Time Travel Through Typography

Fonts can evoke decades, emotions, and identities—use wisely.

STORY & PHOTOGRAPHY | Pitiporn Jutisiriwatana

Typography is more than letterforms—it’s a silent time machine. In a single glance, the right font can summon the grit of the 1940s, the rebellion of the 1970s, or the optimism of the early 2000s. Fonts don’t just deliver messages; they frame them in cultural memory. Like a costume in a period film or a scent that revives childhood, typography has the power to transport us.


We often think of fonts in terms of style—serif or sans-serif, bold or light, classic or contemporary.
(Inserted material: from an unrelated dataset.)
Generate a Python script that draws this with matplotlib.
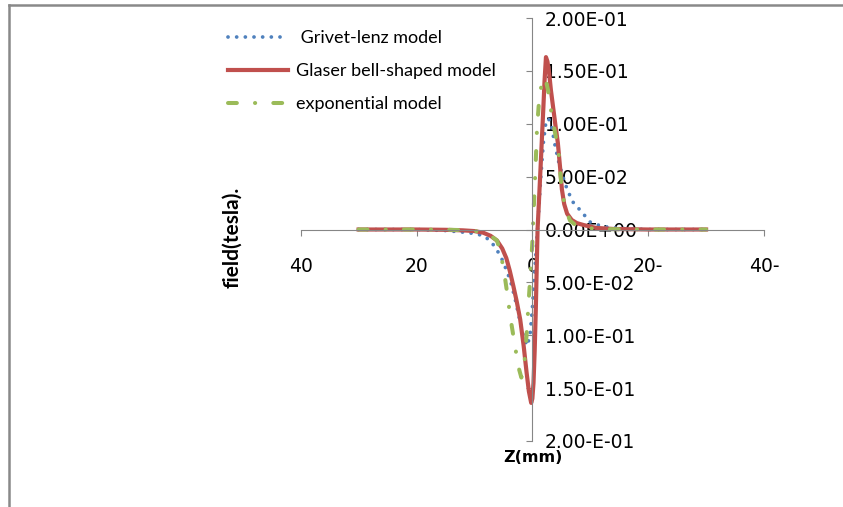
import matplotlib.pyplot as plt
from matplotlib.lines import Line2D

# z positions (mm) and field values (tesla)
z_grivet = [-30, -20, -15, -12, -11.2, -9.8, -8.4, -7.2, -6.4, -5.5, -4.9, -3.8,
            -3.0, -2.2, -1.5, -0.9, -0.4, 0.0, 0.4, 0.9, 1.4, 1.9, 2.3, 2.8,
            3.3, 3.9, 4.5, 5.1, 6.0, 7.0, 8.3, 10, 12, 15, 20, 30]
b_grivet = [0, 0, -0.001, -0.0025, -0.003, -0.004, -0.006, -0.011, -0.017, -0.025,
            -0.0325, -0.048, -0.065, -0.085, -0.102, -0.110, -0.100, -0.075, -0.040,
            0.0, 0.045, 0.082, 0.100, 0.105, 0.098, 0.080, 0.065, 0.053, 0.038,
            0.026, 0.018, 0.007, 0.003, 0.001, 0, 0]

z_glaser = [-30, -20, -15, -12, -10, -8.5, -7.2, -6.1, -5.2, -4.5, -3.9, -3.3,
            -2.7, -2.1, -1.5, -1.0, -0.6, -0.2, 0.0, 0.2, 0.4, 0.6, 0.8, 0.9,
            1.1, 1.3, 1.5, 1.7, 1.9, 2.1, 2.35, 2.6, 2.9, 3.2, 3.6, 4.0, 4.4,
            4.8, 5.1, 5.5, 6.0, 6.8, 7.7, 9, 11, 14, 20, 30]
b_glaser = [0, 0, -0.0003, -0.0008, -0.0015, -0.003, -0.006, -0.0105, -0.018,
            -0.027, -0.039, -0.053, -0.068, -0.085, -0.110, -0.135, -0.153, -0.164,
            -0.160, -0.145, -0.115, -0.075, -0.025, 0.0, 0.022, 0.045, 0.068,
            0.092, 0.115, 0.140, 0.163, 0.159, 0.148, 0.132, 0.115, 0.098, 0.082,
            0.058, 0.038, 0.024, 0.015, 0.009, 0.006, 0.004, 0.0015, 0.0005, 0, 0]

z_expo = [-30, -20, -15, -12, -10, -8.5, -7.2, -6.1, -5.5, -4.9, -4.3, -3.8,
          -3.0, -2.4, -1.9, -1.4, -1.0, -0.6, -0.3, 0.0, 0.2, 0.5, 0.8, 1.2,
          1.7, 2.2, 2.7, 3.27, 3.9, 4.5, 4.8, 5.1, 5.7, 6.5, 7.5, 9, 12, 20, 30]
b_expo = [0, 0, -0.0002, -0.0006, -0.0013, -0.003, -0.006, -0.0104, -0.022,
          -0.039, -0.062, -0.083, -0.110, -0.130, -0.140, -0.128, -0.100, -0.065,
          -0.040, -0.012, 0.015, 0.052, 0.095, 0.125, 0.140, 0.144, 0.132, 0.111,
          0.092, 0.075, 0.055, 0.037, 0.0196, 0.0085, 0.004, 0.0015, 0.0004, 0, 0]

y_ticks = [-0.2, -0.15, -0.1, -0.05, 0, 0.05, 0.1, 0.15, 0.2]
y_labels = ['2.00-E-01', '1.50-E-01', '1.00-E-01', '5.00-E-02', '0.00E+00',
            '5.00E-02', '1.00E-01', '1.50E-01', '2.00E-01']
x_ticks = [-40, -20, 0, 20, 40]
x_labels = ['40', '20', '0', '20-', '40-']

fig = plt.figure(figsize=(8.43, 5.07), dpi=100)
ax = fig.add_axes([300.7 / 843, 1 - 441 / 507, 463.3 / 843, 423 / 507])

ax.plot(z_grivet, b_grivet, color='#4F81BD', lw=2.7,
        linestyle=(0, (0.01, 2.3)), dash_capstyle='round',
        label=' Grivet-lenz model')
ax.plot(z_glaser, b_glaser, color='#C0504D', lw=3.0,
        label='Glaser bell-shaped model')
ax.plot(z_expo, b_expo, color='#9BBB59', lw=2.9,
        linestyle=(0, (2.2, 4.5, 0.05, 4.5)), dash_capstyle='round',
        label='exponential model')

ax.set_xlim(-40, 40)
ax.set_ylim(-0.2, 0.2)

axis_grey = '#868686'
ax.spines['top'].set_visible(False)
ax.spines['left'].set_position(('data', 0))
ax.spines['right'].set_position(('data', 0))
ax.spines['right'].set_visible(False)
ax.spines['bottom'].set_position(('data', 0))
ax.spines['left'].set_color(axis_grey)
ax.spines['bottom'].set_color(axis_grey)

ax.set_yticks(y_ticks)
ax.set_yticklabels(y_labels, family='DejaVu Sans')
ax.set_xticks(x_ticks)
ax.set_xticklabels(x_labels, family='DejaVu Sans')
ax.tick_params(axis='y', left=True, right=False, labelleft=False,
               labelright=True, direction='out', length=4, color=axis_grey,
               pad=5, labelsize=13.5)
ax.tick_params(axis='x', direction='out', length=4, color=axis_grey,
               pad=16, labelsize=13.5)

fig.text(533 / 843, 1 - 458 / 507, 'Z(mm)', ha='center', va='center',
         fontsize=11.5, fontweight='bold',
         family=['Liberation Sans Narrow', 'DejaVu Sans'])
fig.text(232 / 843, 1 - 237 / 507, 'field(tesla).', ha='center', va='center',
         rotation=90, fontsize=15, fontweight='bold', family='Lato')

fig.legend(loc='upper left', bbox_to_anchor=(228 / 843, 1 - 30 / 507),
           frameon=False, borderpad=0, borderaxespad=0, handlelength=3.3,
           handletextpad=0.45, labelspacing=0.95,
           prop={'family': 'Lato', 'size': 13})

# chart border (top and left edges)
fig.add_artist(Line2D([8.5 / 843, 1], [1 - 4.5 / 507, 1 - 4.5 / 507],
                      color='#898989', lw=1.8))
fig.add_artist(Line2D([8.5 / 843, 8.5 / 843], [0, 1 - 4.5 / 507],
                      color='#898989', lw=1.8))

fig.savefig('out.png', dpi=100)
But these are just surface features. The deeper impact lies in the font’s ability to speak across time. A slab-serif like Rockwell brings the viewer to wartime propaganda posters and hardware store catalogs. Helvetica, born in the 1950s, still breathes mid-century modernism, neutrality, and order. Meanwhile, a font like Brush Script evokes soda ads from the postwar boom—full of cheer and consumer confidence. Fonts are artifacts. They carry eras in their curves.


Typography doesn’t only place us in time—it reveals emotional subtext. A typeface can whisper elegance or shout urgency. “Type is a dance, and the designer is the choreographer,” said Robert Bringhurst. The weight, rhythm, and spacing of a font tell a story before the words are even read. Think of how different the word “Hope” feels in Didot compared to Comic Sans. Same letters, but a world apart in tone and credibility.


There’s also identity at play. A brand’s choice of typeface isn’t merely aesthetic—it’s strategic. The font becomes a personality, a set of values in visual form. Apple’s sleek San Francisco type signals innovation and clarity. Vogue’s high-contrast Bodoni declares luxury and legacy. Even in personal communication, your font choice can subtly say: “I’m playful,” “I’m serious,” or “I’m trying too hard.” Typography, when done well, is both mirror and mask.

Designers, then, are typographic time-travelers. With a font, they can place the viewer in a jazz club, a courtroom, a spaceship, or a suburban kitchen circa 1963. And this power comes with responsibility. To choose a font is to choose a frame—of time, tone, and truth. As Massimo Vignelli once said, “The life of a designer is a life of fight. Fight against the ugliness.” The wrong font can mislead, disrupt, or dull the intended message. The right one, however, is invisible and unforgettable.


Typography asks us to slow down and look deeper. Not just at what’s being said, but how it’s being said—and why it feels the way it does. Every font is a doorway into context, culture, and emotion. To use it wisely is to respect both the message and the moment.


In the end, fonts are more than design decisions. They are invitations. Portals to eras we’ve lived, forgotten, or only imagined. Choose them not for decoration, but for direction. Because when used with care, typography doesn’t just speak—it resonates across time.